Thursday, September 13, 2012

The Profit Motive by Jeff Fecke


It is that last sentence that should get your attention. The leaders of the “education reform” movement — the Michelle Rhees, the Bill Gateses, the Walton family — have been pushing hard to make education function more like a business, profit motive and all. We are told that overpaid teachers are all that stand between us and a well-educated nation. We are told that more testing (designed by and run by private firms), more charter schools (which can and do earn profits), and Teach for America (a federal program that replaces experienced teachers with recent college grads) can fix all the problems of America’s school.

Among the solutions pitched are using Rosetta Stone language software instead of hiring foreign-language teachers, eliminating classroom instruction in favor of online classes and hiring “data-driven” leaders, who view education not as a mission to impart knowledge to the next generation, but rather a service to be delivered at the lowest-possible cost.

Therein lies the basis for myth of our failing schools. Education is big business. Literally every American is required to get schooling in some form for some time. Today, the vast majority of those students go to public school for free, where they’re taught by teachers whose only goal is to teach. If those students can instead be funneled into for-profit charter schools, supported by government money, they can become the same sort of profit-generators that for-profit online colleges have become.

There are a few things standing in the way of business and all this money, however. Chief among them are the teachers, women and men who chose a career that is not especially lucrative, and indeed is constantly disparaged. The vast majority of teachers decided on their career not because they wanted to get rich, but because they truly want to help children learn. They understand that providing education to every American free of charge is the precise opposite of running education like a business, and thank goodness — because business would spend less time educating the “unprofitable” kids.

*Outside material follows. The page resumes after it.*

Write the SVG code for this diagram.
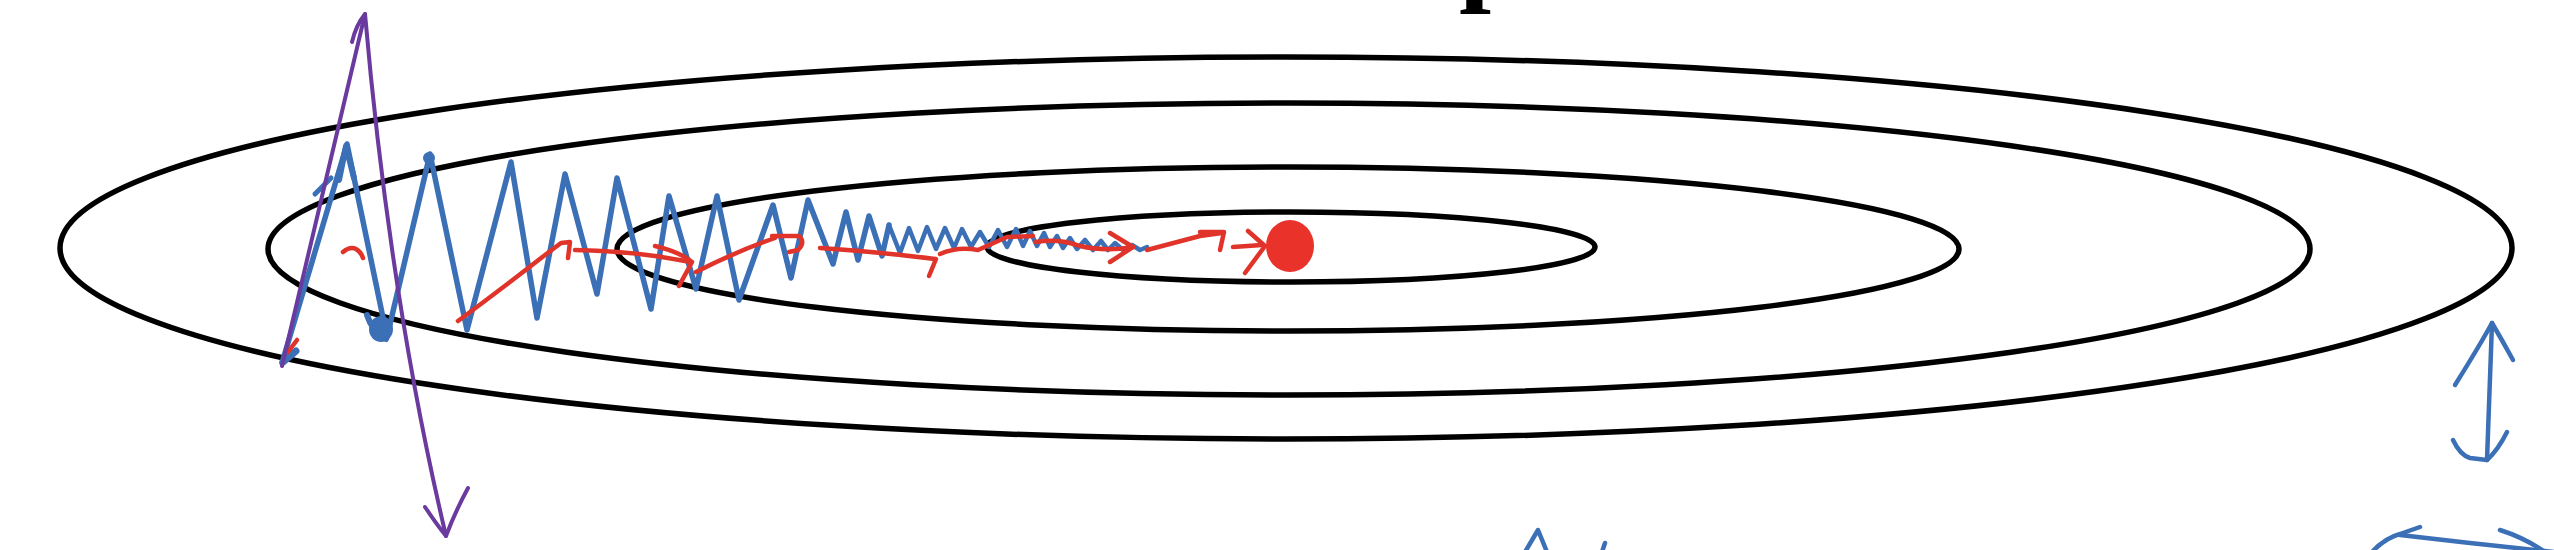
<svg xmlns="http://www.w3.org/2000/svg" width="2554" height="550" viewBox="0 0 2554 550">
  <style>
    .contour { fill: none; stroke: #000; stroke-width: 5.5; }
    .blue { fill: none; stroke: #3b6fb6; stroke-linecap: round; stroke-linejoin: round; }
    .red { fill: none; stroke: #e0342a; stroke-width: 4.5; stroke-linecap: round; stroke-linejoin: round; }
    .purple { fill: none; stroke: #6a3a9e; stroke-width: 4; stroke-linecap: round; stroke-linejoin: round; }
    .title { font-family: "Liberation Serif", "Times New Roman", serif; font-weight: bold; fill: #000; }
  </style>
  <rect x="0" y="0" width="2554" height="550" fill="#ffffff"/>

  <!-- cut-off title letter at top edge (cropped in the reference as well) -->
  <text class="title" x="1459" y="-10" font-size="115">p</text>

  <g id="contours">
    <ellipse class="contour" cx="1286" cy="248" rx="1226" ry="191"/>
    <ellipse class="contour" cx="1289" cy="249" rx="1021" ry="146"/>
    <ellipse class="contour" cx="1288" cy="249" rx="671" ry="82"/>
    <ellipse class="contour" cx="1291" cy="247" rx="304" ry="35"/>
  </g>

  <g id="blue-path">
    <path class="blue" stroke-width="5.5" d="M282,363 L347,144 L387,337 L430,154 L467,330 L511,162 L537,318 L565,174 L597,294 L617,178 L651,309 L669,196 L696,289 L717,196 L739,300 L773,205 L791,278 L808,200 L833,264 L846,212 L858,260 L869,216 L882,256 L889,225"/>
    <path class="blue" stroke-width="4.5" d="M889,225 L900,253 L909,228 L918,251 L927,227 L936,249 L945,228 L954,248 L962,229 L971,247 L980,232 L989,247 L998,230 L1007,247 L1016,229 L1023,246 L1030,231 L1037,246 L1044,233 L1050,247 L1057,236 L1063,248 L1070,238 L1077,249 L1085,240 L1093,250 L1101,241 L1108,250 L1115,243 L1123,250 L1132,245 L1140,250 L1147,247"/>
    <path class="blue" stroke-width="6" d="M339,180 L346,146 L354,178"/>
    <path class="blue" stroke-width="5" d="M315,194 L331,178"/>
    <ellipse cx="381" cy="329" rx="12" ry="13" fill="#3b6fb6"/>
    <path class="blue" stroke-width="6" d="M367,315 Q372,331 386,339"/>
    <circle cx="429" cy="158" r="6" fill="#3b6fb6"/>
    <path class="blue" stroke-width="7" d="M283,362 L296,351"/>
  </g>

  <g id="red-path">
    <path class="red" d="M288,352 L297,340" stroke-width="6"/>
    <path class="red" d="M343,252 Q350,246 356,249 Q361,252 363,258"/>
    <path class="red" d="M458,321 Q500,290 545,255 L561,243 L570,242 L568,258"/>
    <path class="red" d="M575,250 Q620,251 655,256 Q675,259 690,262"/>
    <path class="red" d="M655,246 Q680,252 692,262 L679,286"/>
    <path class="red" d="M696,272 Q735,252 775,238"/>
    <path class="red" d="M772,236 L799,236 Q806,242 798,250 L789,252"/>
    <path class="red" d="M820,248 Q880,252 935,259"/>
    <path class="red" d="M936,259 L929,276"/>
    <path class="red" d="M940,254 Q958,246 978,250 L1007,237 L1033,236"/>
    <path class="red" d="M1036,242 Q1058,238 1080,246 Q1105,252 1133,247"/>
    <path class="red" d="M1110,233 L1133,247 L1110,262"/>
    <path class="red" d="M1147,250 L1200,236 L1222,233"/>
    <path class="red" d="M1200,232 L1224,232 L1220,250"/>
    <path class="red" d="M1233,247 L1262,245"/>
    <path class="red" d="M1248,231 L1265,246 L1245,273"/>
  </g>

  <g id="minimum">
    <ellipse cx="1290" cy="246" rx="24" ry="26" fill="#e8322a"/>
  </g>

  <g id="purple-arrow">
    <path class="purple" d="M282,366 L365,14 Q390,300 446,536"/>
    <path class="purple" d="M352,42 Q356,25 365,14"/>
    <path class="purple" d="M425,507 Q437,525 446,536 Q455,512 468,488"/>
  </g>

  <g id="blue-double-arrow">
    <path class="blue" stroke-width="4.5" d="M2492,323 L2487,460"/>
    <path class="blue" stroke-width="4.5" d="M2455,385 Q2480,345 2492,323 Q2502,340 2513,360"/>
    <path class="blue" stroke-width="4.5" d="M2453,440 Q2460,455 2470,458 L2487,460 Q2498,450 2507,432"/>
  </g>

  <g id="bottom-fragments">
    <path class="blue" stroke-width="4.5" d="M2372,552 Q2385,538 2400,534 L2420,527"/>
    <path class="blue" stroke-width="4.5" d="M2400,535 L2470,543 L2554,552"/>
    <path class="blue" stroke-width="4.5" d="M2500,530 Q2525,538 2545,552"/>
    <path class="blue" stroke-width="4.5" d="M1525,552 L1538,530 L1547,552"/>
    <path class="blue" stroke-width="4.5" d="M1605,543 L1602,552"/>
  </g>
</svg>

We can, and should, continue to strive to improve our education system. We should not be satisfied with an education system that gets diplomas into the hands of only 88 percent of adults. But neither should we pretend that this system is badly broken, or in decline.

Improving educational outcomes does not depend on breaking the unions, or converting our public schools to charter schools. Rather, it depends on our ability to address problems outside of school — poverty, access to health care and child care, access to early childhood education. These are not problems our school system can fix. Indeed, as long as we continue to cut social services, these are problems that will only get worse.

Our schools have done a great job of improving outcomes over the past 70 years, despite a general lack of support. Our schools are not failing. Despite the demands of high-stakes testing, the attacks on educators as a group, the continuing sneering as schools in general, our education system just keeps doing what it’s always done — educating children, as best they can with what little we give them. They don’t deserve a free pass, but neither do they deserve the opprobrium heaped on them. Our education system is better now than it has ever been. For that, educators deserve nothing but respect.